Metasearch work

By reeset / On / In Digital Libraries

Whew! It’s been a while since my last post. Busy, busy, busy. Well, I’ve got a few posts I’d like to make tonight, so lets start with OSU’s Metasearch development. I’ve been busy. New API for doing inline filtering, adding new metadata formats and then building sample XSLT transform types for our UI folks so that they can then get working on making it “pretty”. šŸ™‚

So what am I still looking to do? Well, to start — harvest. Harvesting images to start. I’ve identified some 15 million CONTENTdm images that we will be harvesting into our site. This should give our patrons access to one of the largest academic, archive image repositories around. Second, faster….I’m going to start experimenting with the Yaz proxy to see if I can get some of these poky databases to respond a little faster. When working with just EBSCO, our catalog and our harvested content, queries average about 6 seconds for response and rendering. When I add CSA into the mix, processing time jumps to about 12 seconds. Maybe the proxy can help (I hope).

So a screenshot — here is the latest from our UI group. I think its starting to look pretty good.


On the todo list:

  1. Citations — building email citations for all resource types.
  2. Saving/Exporting search results. This will allow users to save their search results to disk or online and just open these files any time that they like.
  3. Caching queries. This is being done already to some degree — but this will be enhanced.

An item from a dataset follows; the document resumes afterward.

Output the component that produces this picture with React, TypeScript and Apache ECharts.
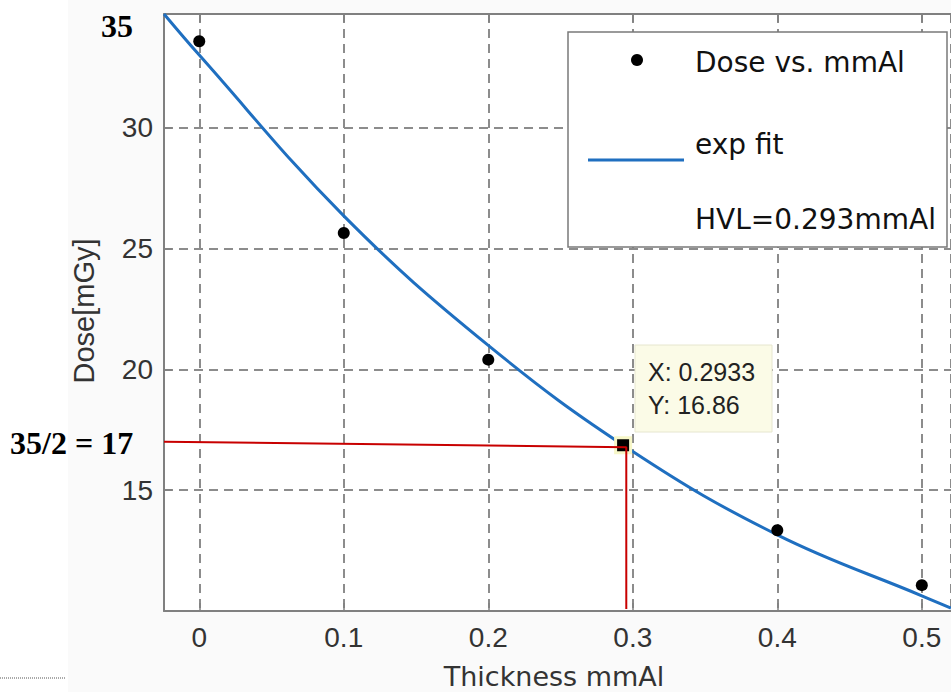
import React, { useEffect, useRef } from "react";
import * as echarts from "echarts";

// Measured data points (Dose vs. mmAl)
const pointX = [0, 0.1, 0.2, 0.4, 0.5];
const pointY = [33.57, 25.64, 20.4, 13.34, 11.07];

// Fitted curve
const fitX = [-0.0244, 0, 0.1, 0.2, 0.3, 0.4, 0.5, 0.5202];
const fitY = [34.7, 33.0, 26.35, 20.99, 16.6, 13.15, 10.63, 10.12];

// Data tip
const tipX = 0.2933;
const tipY = 16.86;
const tipLines = ["X: 0.2933", "Y: 16.86"];

// Red guide line (half dose)
const guideX = [-0.0244, 0.2955, 0.2955];
const guideY = [17.0, 16.78, 10.08];

// Axis extents
const X_MIN = -0.0244;
const X_MAX = 0.5202;
const Y_MIN = 10;
const Y_MAX = 34.7;
const Y_FIRST_LABEL = 15;

const legendLabels = ["Dose vs. mmAl", "exp fit", "HVL=0.293mmAl"];
const xTitle = "Thickness mmAl";
const yTitle = "Dose[mGy]";
const noteTop = "35";
const noteHalf = "35/2 = 17";

const AXIS_GREY = "#808080";
const SANS = "Liberation Sans";

export default function App() {
  const ref = useRef<HTMLDivElement>(null);

  useEffect(() => {
    document.body.style.margin = "0";
    const chart = echarts.init(ref.current!, undefined, { renderer: "svg" });

    const axisLabel = {
      fontSize: 28,
      fontFamily: SANS,
      color: "#333333",
      showMinLabel: false,
      showMaxLabel: false,
    };
    const splitLine = {
      show: true,
      lineStyle: { color: "#8c8c8c", width: 2, type: [9, 6] },
    };
    const axisLine = { show: true, onZero: false, lineStyle: { color: AXIS_GREY, width: 2 } };
    const axisTick = { show: true, inside: true, length: 8, lineStyle: { color: AXIS_GREY, width: 1.5 } };

    const option: any = {
      animation: false,
      backgroundColor: "#ffffff",
      grid: {
        left: 164,
        top: 14,
        right: 0,
        bottom: 81,
        show: true,
        backgroundColor: "#ffffff",
        borderWidth: 0,
      },
      xAxis: [
        {
          type: "value",
          min: X_MIN,
          max: X_MAX,
          position: "bottom",
          axisLine,
          axisTick,
          axisLabel: { ...axisLabel, margin: 12 },
          splitLine,
        },
        {
          type: "value",
          min: X_MIN,
          max: X_MAX,
          position: "top",
          axisLine,
          axisTick,
          axisLabel: { show: false },
          splitLine: { show: false },
        },
      ],
      yAxis: {
        type: "value",
        min: Y_MIN,
        max: Y_MAX,
        position: "left",
        axisLine,
        axisTick,
        axisLabel: {
          ...axisLabel,
          margin: 11,
          formatter: (v: number) => (v < Y_FIRST_LABEL ? "" : String(v)),
        },
        splitLine,
      },
      series: [
        {
          name: "exp fit",
          type: "line",
          data: fitX.map((x, i) => [x, fitY[i]]),
          showSymbol: false,
          smooth: 0.4,
          lineStyle: { color: "#1f6fc0", width: 3 },
          z: 2,
        },
        {
          name: "Dose vs. mmAl",
          type: "scatter",
          data: pointX.map((x, i) => [x, pointY[i]]),
          symbolSize: 12,
          itemStyle: { color: "#000000", opacity: 1 },
          z: 3,
        },
        {
          name: "tip",
          type: "scatter",
          data: [[tipX, tipY]],
          symbol: "rect",
          symbolSize: 15,
          itemStyle: { color: "#000000", opacity: 1, borderColor: "#f7f7c8", borderWidth: 3 },
          z: 4,
        },
        {
          name: "guide",
          type: "line",
          data: guideX.map((x, i) => [x, guideY[i]]),
          showSymbol: false,
          clip: false,
          lineStyle: { color: "#c80000", width: 2 },
          z: 5,
        },
      ],
      graphic: {
        elements: [
          {
            type: "rect",
            z: -100,
            silent: true,
            shape: { x: 68, y: 0, width: 900, height: 692 },
            style: { fill: "#fafafa" },
          },
          // Data tip box
          {
            type: "rect",
            z: 100,
            shape: { x: 635, y: 345, width: 137, height: 87 },
            style: { fill: "#fbfbe7", stroke: "#e6e6cf", lineWidth: 1 },
          },
          {
            type: "text",
            z: 101,
            x: 648,
            y: 372,
            style: { text: tipLines[0], fontSize: 25, fontFamily: SANS, fill: "#222", verticalAlign: "middle", align: "left" },
          },
          {
            type: "text",
            z: 101,
            x: 648,
            y: 405,
            style: { text: tipLines[1], fontSize: 25, fontFamily: SANS, fill: "#222", verticalAlign: "middle", align: "left" },
          },
          // Legend box
          {
            type: "rect",
            z: 100,
            shape: { x: 568, y: 32, width: 379, height: 215 },
            style: { fill: "#ffffff", stroke: "#7a7a7a", lineWidth: 1.5 },
          },
          {
            type: "circle",
            z: 101,
            shape: { cx: 637, cy: 60, r: 6 },
            style: { fill: "#000000" },
          },
          {
            type: "line",
            z: 101,
            shape: { x1: 588, y1: 160, x2: 684, y2: 160 },
            style: { stroke: "#1f6fc0", lineWidth: 3 },
          },
          {
            type: "text",
            z: 101,
            x: 695,
            y: 62,
            style: { text: legendLabels[0], fontSize: 28, fontFamily: "DejaVu Sans", fill: "#111", verticalAlign: "middle", align: "left" },
          },
          {
            type: "text",
            z: 101,
            x: 695,
            y: 144,
            style: { text: legendLabels[1], fontSize: 28, fontFamily: "DejaVu Sans", fill: "#111", verticalAlign: "middle", align: "left" },
          },
          {
            type: "text",
            z: 101,
            x: 695,
            y: 219,
            style: { text: legendLabels[2], fontSize: 28, fontFamily: "DejaVu Sans", fill: "#111", verticalAlign: "middle", align: "left" },
          },
          // Axis titles
          {
            type: "text",
            z: 50,
            x: 554,
            y: 676,
            style: { text: xTitle, fontSize: 27, fontFamily: "DejaVu Sans", fill: "#333", verticalAlign: "middle", align: "center" },
          },
          {
            type: "text",
            z: 50,
            x: 84,
            y: 311,
            rotation: Math.PI / 2,
            style: { text: yTitle, fontSize: 29, fontFamily: SANS, fill: "#333", verticalAlign: "middle", align: "center" },
          },
          // Annotations
          {
            type: "text",
            z: 50,
            x: 101,
            y: 26,
            style: { text: noteTop, fontSize: 32, fontWeight: "bold", fontFamily: "Liberation Serif", fill: "#000", verticalAlign: "middle", align: "left" },
          },
          {
            type: "text",
            z: 50,
            x: 10,
            y: 443,
            style: { text: noteHalf, fontSize: 32, fontWeight: "bold", fontFamily: "Liberation Serif", fill: "#000", verticalAlign: "middle", align: "left" },
          },
          {
            type: "line",
            z: 50,
            shape: { x1: 0, y1: 678, x2: 66, y2: 678 },
            style: { stroke: "#555", lineWidth: 1, lineDash: [1, 1] },
          },
        ],
      },
    };

    chart.setOption(option);
    return () => chart.dispose();
  }, []);

  return <div ref={ref} style={{ width: 951, height: 692 }} />;
}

So lets talk about some of the questions I’ve received:

  • How’s OpenURL being utilized?
    Well, this is actually the fun part. Since I’ve written my own OpenURL resolver, its given us a lot of flexibility in terms of what get resolves. For one, I’m actually resolving all resources. So, when a query is done, the OpenURL checks to see if we have holdings. If we do — the OpenURL resolver quickly resolves the entries to see if the user can actually get to the resource. If they can, the direct URL is offered to the UI. If not, the OpenURL resolve quickly inserts a link directly to the journal instead. A link to the OpenURL resolve is also displayed to the user via the UI so users can see if we have the resource in our catalog or ill the item directly through the system. I guess that the gist is, our OpenURL resolver is actually running the federated search. In most cases, items we query do not return URLs to the item. They return metadata. The OpenURL resolve solves a number of problems relating to resolving resources as well as providing resolution capabilities for doi’s, pmid’s, lccns, oclc numbers, etc.
  • How do you plan on dealing with the knowledge-base?
    This is a harder question. The program is metadata-based with definitely saves me from having to code connectors, but as Roy Tennant has pointed out to me, you still have to maintain the metadata to the connectors — and if you have to deal with thousands of items, this could be tedious. Well, one thing that I’m doing to try to help make this easier, is make the knowledge-base a community commodity. I’ve done this with the OpenURL implementation that I’ve created (I’ve been sharing it with some folks in Oregon that need an OpenURL resolver) and will do this with the Metasearch tool as well. This way, the process becomes a community effort.Another element that I’ve added to the knowledge-base managment is the ability to create virtual collections. This will allow a user to create sets that can then inherit the properties of the virtual collection. An example of where this might be used. We subscribe to Ebscohost — ~12 databases…each with its own connection profile. However, the profile is hardly unique. The only change to the connection profile is essentially the database being connected to. By creating a virtual collection, I can then propogate common properties to all items that belong to this collection. This way, if Ebscohost changes their connection profile, I only have to modify the virtual collection and then all 12 databases change as well. Pretty cool.
  • Filtering, FRBR, etc?
    Filtering actually turned out to be easy. One api call and a specialized stylesheet and filtering was a snap. FRBR will be coming. In many cases, resources provide subjects, authors, etc. We’ll be initially setting up FRBR elements that show groupings of Subjects and Authors. Well have to see what else we do from there.
  • What to do about databases that cannot be search?
    Well, I have a couple of ideas. We have a handful of very rich databases that store our database resources. I’m thinking that what I’m planning on doing is adding some API that will take the search criteria — break it down — and then find the databases within these resources that best match the search criteria.